Вот тот кусок с черными персонажами, пожалуй, единственный, что отсылает нас не только к итальянской традиции, но и к тому самому Брюсселю как территории данной части проекта Кастеллуччи. Ибо что-то во всем этом темном и, нет слов, красивом таинстве контекстуально напоминает мир бельгийца Мориса Меттерлинка с его мрачной мистикой и поэзией, с его эстетизацией смерти и проникновением в сопредельные миры. Остальное — тщательно выверенный, хорошо опробованный авангард, который подобно космополитическим буквам, звучащим из динамиков, не имеет ментальных особенностей. Глобальный замах на тему одиночества „тела” в мегаполисе — не более чем общее место. Шок вызывают не тема и не ее разработка, а конкретные приемы, сплошь запрещенные — от подлинного младенца на сцене до литров клюквенного сока (или кетчупа, или какой иной жидкости) и вида старческого тела.

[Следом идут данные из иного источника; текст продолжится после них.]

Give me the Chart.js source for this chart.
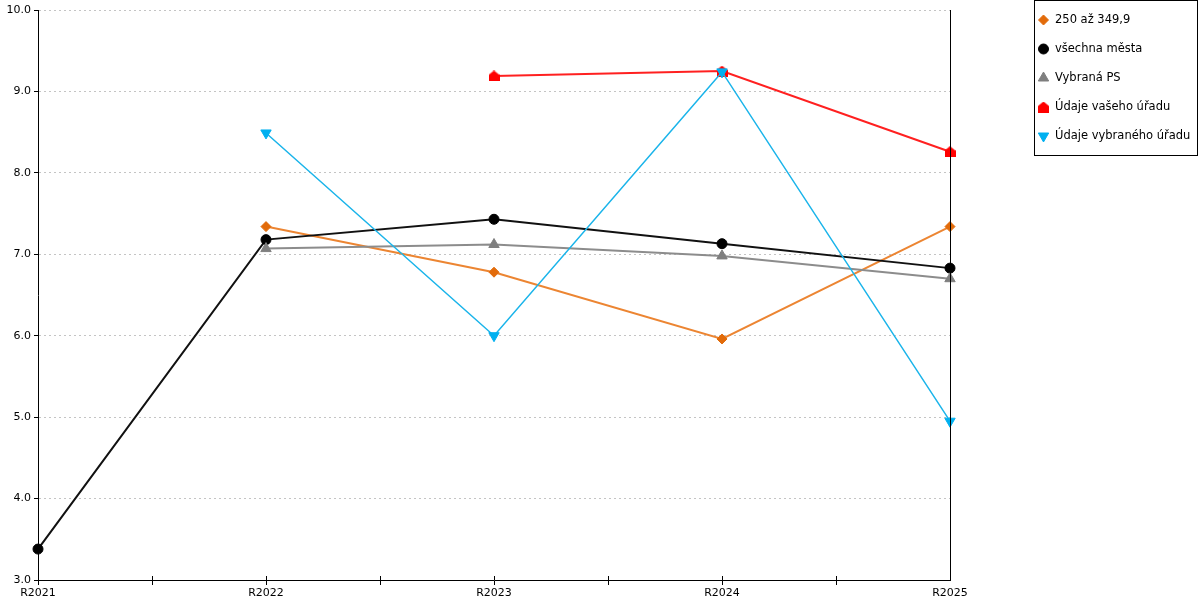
<!DOCTYPE html>
<html>
<head>
<meta charset="utf-8">
<script src="https://cdn.jsdelivr.net/npm/chart.js@4/dist/chart.umd.min.js"></script>
<style>
	html, body { margin: 0; padding: 0; background: #fff; }
	#wrap { width: 1200px; height: 600px; }
</style>
</head>
<body>
<div id="wrap"><canvas id="chart" width="1200" height="600"></canvas></div>
<script>
const categories = ["R2021", "R2022", "R2023", "R2024", "R2025"];
const seriesNames = ["250 až 349,9", "všechna města", "Vybraná PS", "Údaje vašeho úřadu", "Údaje vybraného úřadu"];
const groupValues = [null, 7.34, 6.78, 5.96, 7.34];
const allCities = [3.38, 7.18, 7.43, 7.13, 6.83];
const selectedPS = [null, 7.07, 7.12, 6.98, 6.70];
const yourOffice = [null, null, 9.19, 9.25, 8.26];
const chosenOffice = [null, 8.49, 6.0, 9.24, 4.95];
const yTicks = [3, 4, 5, 6, 7, 8, 9, 10];

// house shaped marker for "Údaje vašeho úřadu"
const house = document.createElement("canvas");
house.width = 11;
house.height = 11;
(function () {
	const c = house.getContext("2d");
	c.fillStyle = "#ff0000";
	c.beginPath();
	c.moveTo(5.5, 0);
	c.lineTo(11, 4.5);
	c.lineTo(11, 11);
	c.lineTo(0, 11);
	c.lineTo(0, 4.5);
	c.closePath();
	c.fill();
})();

const toPoints = (vals) => vals.map((v, i) => ({ x: i, y: v }));

const styles = [
	{ line: "#ec8532", fill: "#e26b0a", pointStyle: "rectRot", radius: 5, rotation: 0, width: 2 },
	{ line: "#111111", fill: "#000000", pointStyle: "circle", radius: 5, rotation: 0, width: 2 },
	{ line: "#8c8c8c", fill: "#7f7f7f", pointStyle: "triangle", radius: 6, rotation: 0, width: 2 },
	{ line: "#ff2020", fill: "#ff0000", pointStyle: house, radius: 6, rotation: 0, width: 2 },
	{ line: "#1ab4ea", fill: "#00b0f0", pointStyle: "triangle", radius: 6, rotation: 180, width: 1.5 },
];
const values = [groupValues, allCities, selectedPS, yourOffice, chosenOffice];

const datasets = values.map((vals, i) => ({
	label: seriesNames[i],
	data: toPoints(vals),
	borderColor: styles[i].line,
	borderWidth: styles[i].width,
	backgroundColor: styles[i].fill,
	pointBackgroundColor: styles[i].fill,
	pointBorderColor: styles[i].fill,
	pointBorderWidth: 1,
	pointStyle: styles[i].pointStyle,
	pointRadius: styles[i].radius,
	pointRotation: styles[i].rotation,
	tension: 0,
	spanGaps: false,
	clip: false,
	order: values.length - i,
}));

// right border line, inner x ticks + boxed legend
const frame = {
	id: "frame",
	afterDatasetsDraw(chart) {
		const c = chart.ctx;
		const a = chart.chartArea;
		c.save();
		c.strokeStyle = "#000";
		c.lineWidth = 1;
		c.beginPath();
		c.moveTo(Math.round(a.right) + 0.5, a.top);
		c.lineTo(Math.round(a.right) + 0.5, a.bottom);
		const xs = chart.scales.x;
		xs.ticks.forEach((t) => {
			if (t.value >= categories.length - 1) return;
			const px = Math.round(xs.getPixelForValue(t.value)) + 0.5;
			c.moveTo(px, a.bottom);
			c.lineTo(px, a.bottom - 4);
		});
		c.stroke();
		c.restore();
	},
	afterDraw(chart) {
		const c = chart.ctx;
		c.save();
		c.strokeStyle = "#000";
		c.lineWidth = 1;
		c.strokeRect(1034.5, 0.5, 163, 155);
		c.font = "11.5px 'DejaVu Sans'";
		c.textBaseline = "middle";
		c.textAlign = "left";
		seriesNames.forEach((name, i) => {
			const y = 20 + i * 29;
			const s = styles[i];
			c.fillStyle = s.fill;
			c.strokeStyle = s.fill;
			if (Chart.helpers && Chart.helpers.drawPoint) {
				Chart.helpers.drawPoint(c, {
					pointStyle: s.pointStyle,
					radius: s.radius,
					rotation: s.rotation,
					borderWidth: 1,
				}, 1043.5, y);
			}
			c.fillStyle = "#000";
			c.fillText(name, 1055, y);
		});
		c.restore();
	},
};

const config = {
	type: "line",
	data: { datasets: datasets },
	options: {
		responsive: false,
		animation: false,
		events: [],
		layout: { padding: { top: 10, right: 250, left: 0, bottom: 0 } },
		scales: {
			x: {
				type: "linear",
				min: 0,
				max: categories.length - 1,
				afterBuildTicks: (scale) => {
					const t = [];
					for (let v = 0; v <= categories.length - 1; v += 0.5) t.push({ value: v });
					scale.ticks = t;
				},
				afterFit: (scale) => { scale.height = 20; },
				ticks: {
					autoSkip: false,
					maxRotation: 0,
					padding: 2,
					color: "#000",
					font: { family: "'DejaVu Sans'", size: 11 },
					callback: (v) => (Number.isInteger(v) ? categories[v] : ""),
				},
				grid: {
					drawOnChartArea: false,
					tickLength: 5,
					tickColor: (ctx) => (ctx.tick && ctx.tick.value >= categories.length - 1 ? "rgba(0,0,0,0)" : "#000"),
				},
				border: { color: "#000", width: 1 },
			},
			y: {
				min: 3,
				max: 10,
				afterBuildTicks: (scale) => {
					scale.ticks = yTicks.map((v) => ({ value: v }));
				},
				afterFit: (scale) => { scale.width = 38; },
				ticks: {
					padding: 3,
					color: "#000",
					font: { family: "'DejaVu Sans'", size: 11 },
					callback: (v) => v.toFixed(1),
				},
				grid: {
					color: "#c4c4c4",
					tickColor: "#000",
					tickLength: 4,
					tickBorderDash: [],
				},
				border: { color: "#000", width: 1, dash: [2, 3] },
			},
		},
		plugins: {
			legend: { display: false },
			tooltip: { enabled: false },
		},
	},
	plugins: [frame],
};

const myChart = new Chart(document.getElementById("chart").getContext("2d"), config);
</script>
</body>
</html>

Впрочем, стоит ли вступать здесь на территорию вечного спора о том, хорош ли авангард. Последний — не дама, чтобы кому-то нравиться или не нравиться. Гораздо симптоматичнее для нашей российской ситуации то, что мы по-прежнему в большинстве своем живем в скорлупе незнания. Фестиваль „Territoriя”, ставящий одной из своих прерогатив задачу продвинуть к мировому театральному процессу студентов российской провинции, привозит их в эти дни в Москву. Ребята, постигающие у себя в Ярославле или Омске зерно роли купца из пьесы Островского, нынче увидели то, что описано выше. Нетрудно представить себе дальнейший сюжет: студент возвращается в родные пенаты, показывает мастеру этюд в духе Кастеллуччи, и его фамилия подается в списки на отчисление. Так что надо бы вместе с учениками привозить на фестиваль и педагогов. И вообще — международных фестивалей нынче в Москве много, благодаря чему современный мировой театральный процесс выглядит в столице куда разнообразнее того, что показывает „Territoriя”. И если мы хотим образовывать театральную Россию разносторонне, то студенческие школы должны быть непременно приурочены к каждому смотру. Вот бы ребятам из провинции посмотреть нынешним летом спектакли канадца Робера Лепажа — цены бы не было таким урокам.

На данный же момент студентам предложены мастер-классы у того же Кастеллуччи, где, по крайней мере, можно забросать мастера вопросами по поводу увиденного. А еще идут мастер-классы Андрия Жолдака, у которого можно поучиться тому, как без всякого стеснения заимствовать у маэстро Ромео и приемы, и целые сцены. К слову, улавливаешь и связь спектакля Кастеллуччи с „Человеком-подушкой” Кирилла Серебренникова в МХТ: тут и кровавые страшилки, и звуки, усиленные динамиками, и холодные краски пространства для пыток. Но, к счастью, в спектакле Серебренникова есть и собственная энергия размышлений.

Одним словом, все идет к тому, что культурную изоляцию надо преодолевать гораздо более широким фронтом. Тогда мы, наконец, перестанем видеть копии прежде оригинала и научимся, быть может, ощущать самих себя среди равных самим себе.